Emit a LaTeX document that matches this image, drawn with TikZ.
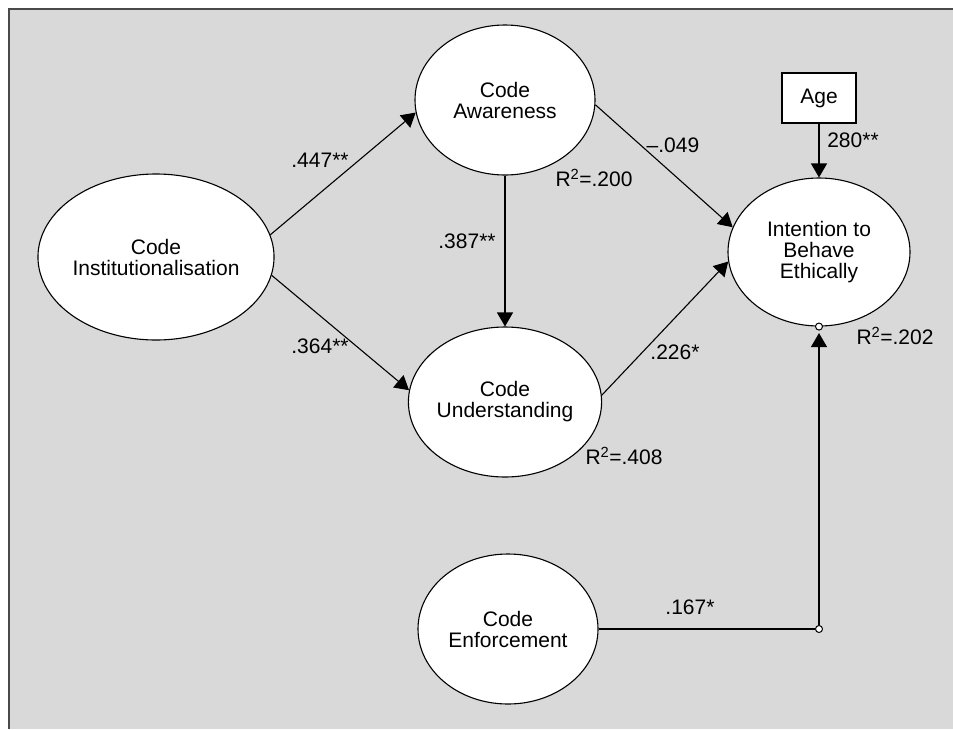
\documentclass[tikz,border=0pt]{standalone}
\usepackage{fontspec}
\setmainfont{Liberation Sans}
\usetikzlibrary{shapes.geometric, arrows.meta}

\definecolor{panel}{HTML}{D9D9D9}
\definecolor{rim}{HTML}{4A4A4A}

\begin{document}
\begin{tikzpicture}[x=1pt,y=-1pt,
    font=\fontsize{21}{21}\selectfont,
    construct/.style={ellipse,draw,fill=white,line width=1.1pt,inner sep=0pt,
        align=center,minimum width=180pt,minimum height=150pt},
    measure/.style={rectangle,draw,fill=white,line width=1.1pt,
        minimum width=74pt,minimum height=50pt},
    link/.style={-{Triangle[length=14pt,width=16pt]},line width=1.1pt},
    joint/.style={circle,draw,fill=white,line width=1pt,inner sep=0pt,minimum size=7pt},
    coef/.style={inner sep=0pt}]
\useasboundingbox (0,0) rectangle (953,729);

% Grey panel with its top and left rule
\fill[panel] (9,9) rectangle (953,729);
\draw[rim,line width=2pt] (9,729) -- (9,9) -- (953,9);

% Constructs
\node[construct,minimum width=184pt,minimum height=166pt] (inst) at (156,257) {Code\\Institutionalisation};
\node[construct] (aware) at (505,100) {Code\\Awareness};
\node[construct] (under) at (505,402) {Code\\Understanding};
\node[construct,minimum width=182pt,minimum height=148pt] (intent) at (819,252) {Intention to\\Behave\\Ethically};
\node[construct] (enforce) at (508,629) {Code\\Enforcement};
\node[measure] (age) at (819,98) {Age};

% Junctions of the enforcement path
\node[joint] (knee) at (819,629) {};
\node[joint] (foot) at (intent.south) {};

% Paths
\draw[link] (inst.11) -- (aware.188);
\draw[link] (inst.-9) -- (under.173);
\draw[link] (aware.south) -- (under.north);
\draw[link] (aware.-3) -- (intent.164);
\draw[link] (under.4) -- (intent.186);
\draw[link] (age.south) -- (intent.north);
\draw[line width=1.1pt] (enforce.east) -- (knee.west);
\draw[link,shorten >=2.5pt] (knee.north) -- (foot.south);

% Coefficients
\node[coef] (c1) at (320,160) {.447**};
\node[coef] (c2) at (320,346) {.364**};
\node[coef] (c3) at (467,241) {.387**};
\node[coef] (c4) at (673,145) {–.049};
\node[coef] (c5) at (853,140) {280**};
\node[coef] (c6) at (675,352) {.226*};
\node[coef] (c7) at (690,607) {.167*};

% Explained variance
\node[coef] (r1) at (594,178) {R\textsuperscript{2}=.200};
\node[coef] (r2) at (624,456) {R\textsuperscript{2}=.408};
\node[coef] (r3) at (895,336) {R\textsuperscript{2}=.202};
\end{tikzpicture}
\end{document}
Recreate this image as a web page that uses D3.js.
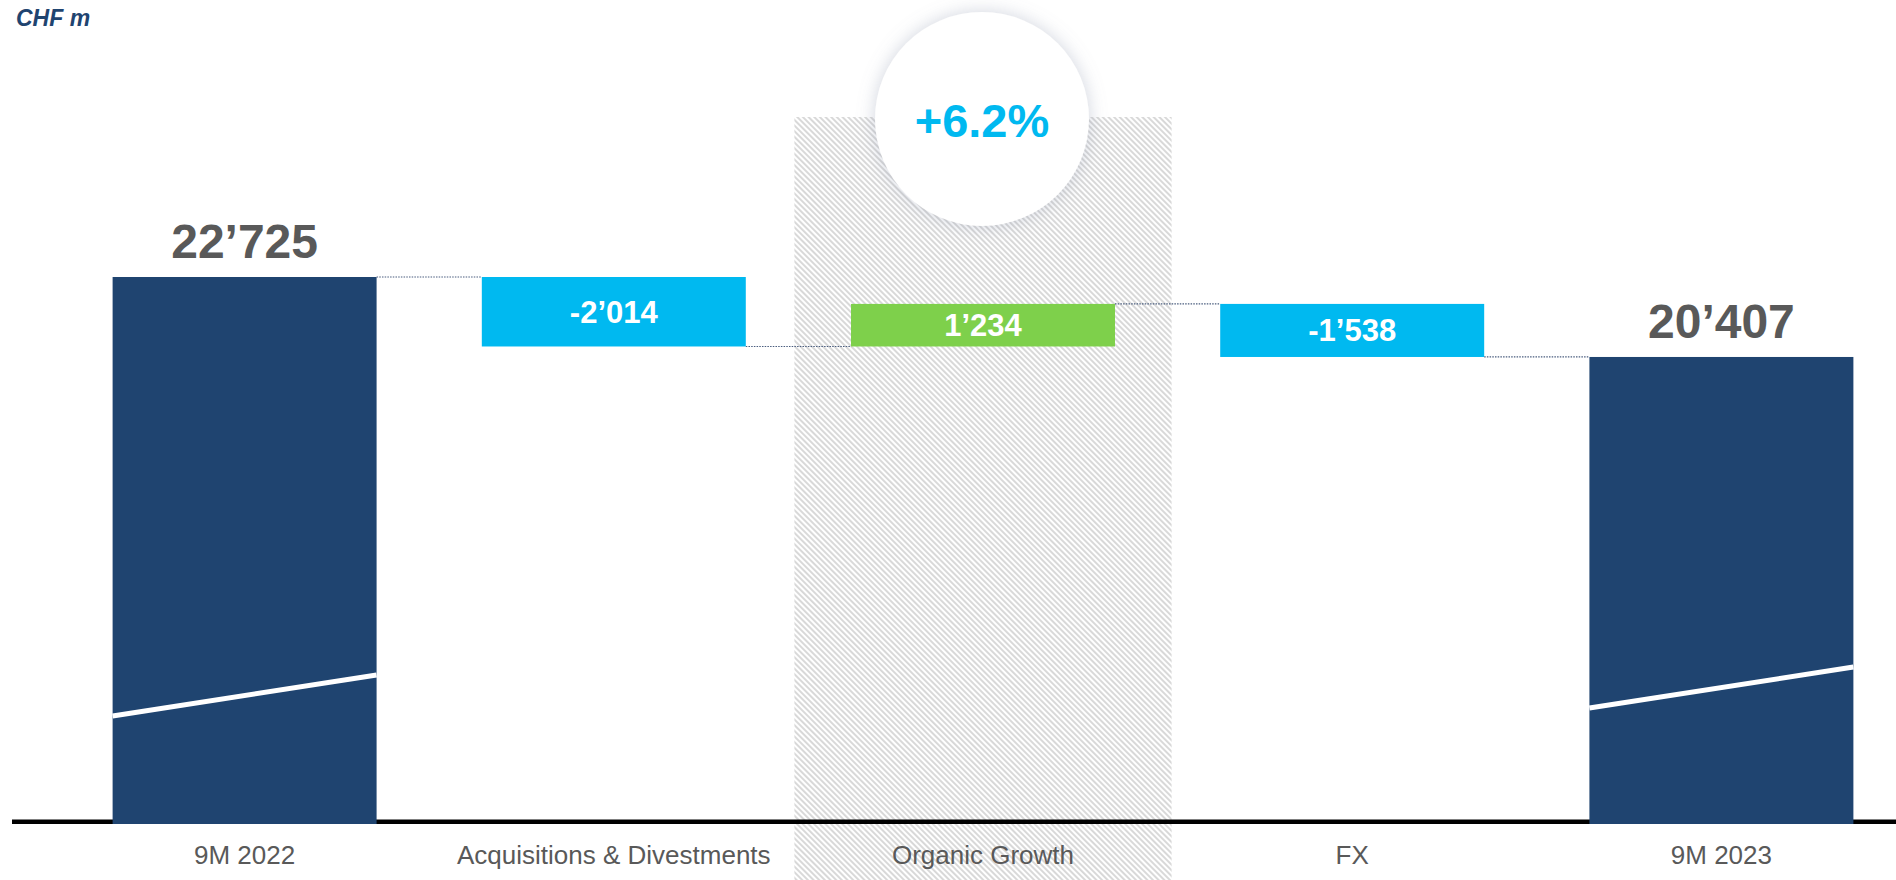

════════════════════

YOUR INSTRUCTIONS:
Take the lines from the first line of the entries through the line with "(foot) at (intent.south)", inclusive, and give them again exactly, minus any pictures.

OUTPUT:
Emit a LaTeX document that matches this image, drawn with TikZ.
\documentclass[tikz,border=0pt]{standalone}
\usepackage{fontspec}
\setmainfont{Liberation Sans}
\usetikzlibrary{shapes.geometric, arrows.meta}

\definecolor{panel}{HTML}{D9D9D9}
\definecolor{rim}{HTML}{4A4A4A}

\begin{document}
\begin{tikzpicture}[x=1pt,y=-1pt,
    font=\fontsize{21}{21}\selectfont,
    construct/.style={ellipse,draw,fill=white,line width=1.1pt,inner sep=0pt,
        align=center,minimum width=180pt,minimum height=150pt},
    measure/.style={rectangle,draw,fill=white,line width=1.1pt,
        minimum width=74pt,minimum height=50pt},
    link/.style={-{Triangle[length=14pt,width=16pt]},line width=1.1pt},
    joint/.style={circle,draw,fill=white,line width=1pt,inner sep=0pt,minimum size=7pt},
    coef/.style={inner sep=0pt}]
\useasboundingbox (0,0) rectangle (953,729);

% Grey panel with its top and left rule
\fill[panel] (9,9) rectangle (953,729);
\draw[rim,line width=2pt] (9,729) -- (9,9) -- (953,9);

% Constructs
\node[construct,minimum width=184pt,minimum height=166pt] (inst) at (156,257) {Code\\Institutionalisation};
\node[construct] (aware) at (505,100) {Code\\Awareness};
\node[construct] (under) at (505,402) {Code\\Understanding};
\node[construct,minimum width=182pt,minimum height=148pt] (intent) at (819,252) {Intention to\\Behave\\Ethically};
\node[construct] (enforce) at (508,629) {Code\\Enforcement};
\node[measure] (age) at (819,98) {Age};

% Junctions of the enforcement path
\node[joint] (knee) at (819,629) {};
\node[joint] (foot) at (intent.south) {};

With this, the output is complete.